The Chinese game of Go epitomizes this axiom. In it, players alternately place stones on a grid, attempting to demarcate territory and to capture their opponents stones by surrounding them. It’s a simple formula, but the number of permutations it gives rise to are beyond the computation of even our most powerful computers. Conversely, a game with many complicated rules tends to be less strategically complex because the implications of each rule are rarely every fully realized in play; in part, this is because one rule will often undercut the consequences of another. This explains why people who play too much of Nintendo’s Super Smash Bros. turn the items off and refuse to fight on any map other than the flat, featureless Final Destination –– items and varied terrain introduce complications that actually detract from the already sufficient complexity of each character’s set of abilities. The more rules a game has, it seems, the less relevant each rule becomes.
For this reason, most of my favorite games tend to have a high ratio of rules to strategic depth. This is especially true of one game in particular: Puyo Puyo 2, a gem of a puzzle game that briefly enjoyed a degree of popularity among my friends sophomore year. I’ve heard it described as competitive Tetris, which, although slightly misleading –– if only because Puyo Puyo has much more depth to it than its Soviet cousin –– is not a bad encapsulation of how it plays. The screen is divided into two playing fields, one for each player; colored blobs, called puyos, fall in pairs of two and can be rotated and moved from side-to-side until finally coming to rest at the bottom of screen. When four blobs of the same color come into contact, they pop, and an equivalent amount of “garbage puyos” –– colorless nuisances that can only be rid of by popping adjacent puyos –– are sent to the opponent’s side. The game gets interesting when the disappearance of one group causes another to fall down and form another group of four, causing a chain reaction that dumps exponentially more garbage puyos onto the opponent, unless, of course, the opponent sets off a chain of his own whose garbage cancels out the imminent broadside. This leads to frantic, tennis-like matches in which mountains of garbage threaten each player alternately as each detonates larger and larger combos in response to the other, until, finally, one of them slips up and is buried alive (the game is won when your opponent’s puyos touch the top of the screen). This takes, at most, about two minutes. The mental gymnastics involved in keeping track of the chain you’re building become more and more demanding as you get better and more ambitious, and YouTube videos of lightning-fast Japanese tournaments give witness to the ridiculous extent to which one can become good at Puyo Puyo. This is the kind of game you could play for a lifetime, so long as someone was willing to play with you.

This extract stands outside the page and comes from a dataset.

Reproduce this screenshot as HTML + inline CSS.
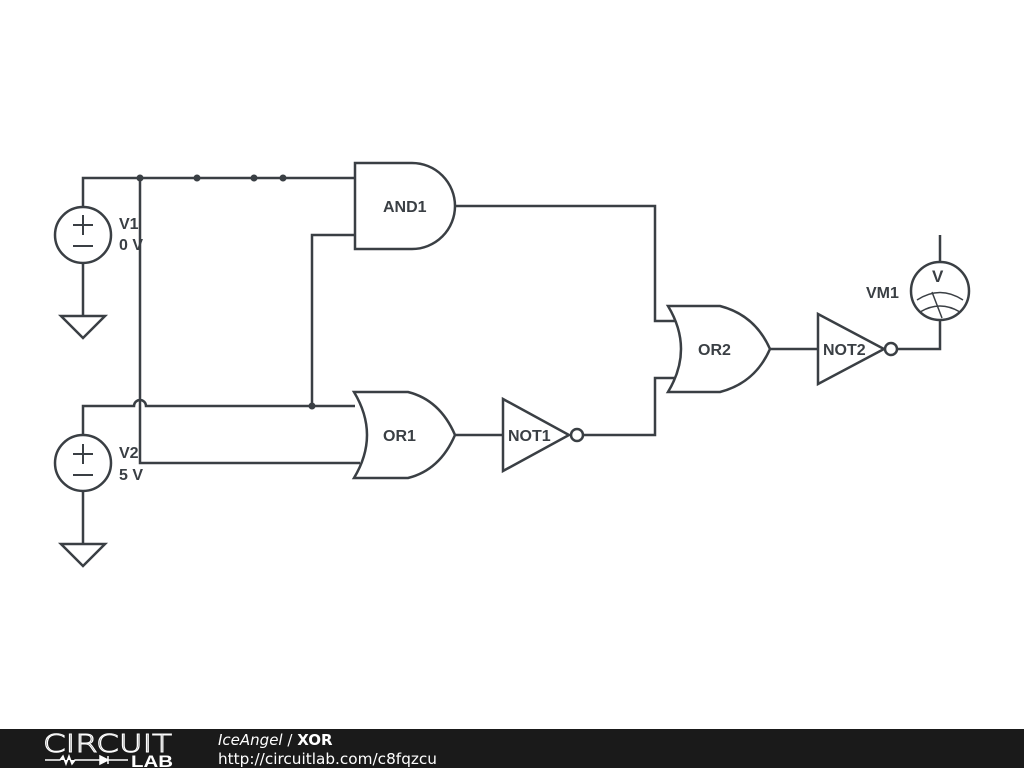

Sadly, Compile, the makers of Puyo Puyo 2 and its sequels, went under in 2003. But the rights to Puyo Puyo were sold to Sonic Team, a subsidiary of Sega, and Puyo Puyo games are still being made under the name Puyo Pop. A lot of the original game’s charm has been lost, unfortunately, and too many superfluous rules have been added, but most of these can be disabled, and the core gameplay has remained intact. Anyone who enjoys puzzle games should check Puyo Puyo out and rope their friends into it too. Whitman has a desperate need for competitive video games that aren’t Super Smash Bros., or whatever iteration of Call of Duty Activision most recently milked from the franchise’s long-desiccated teat.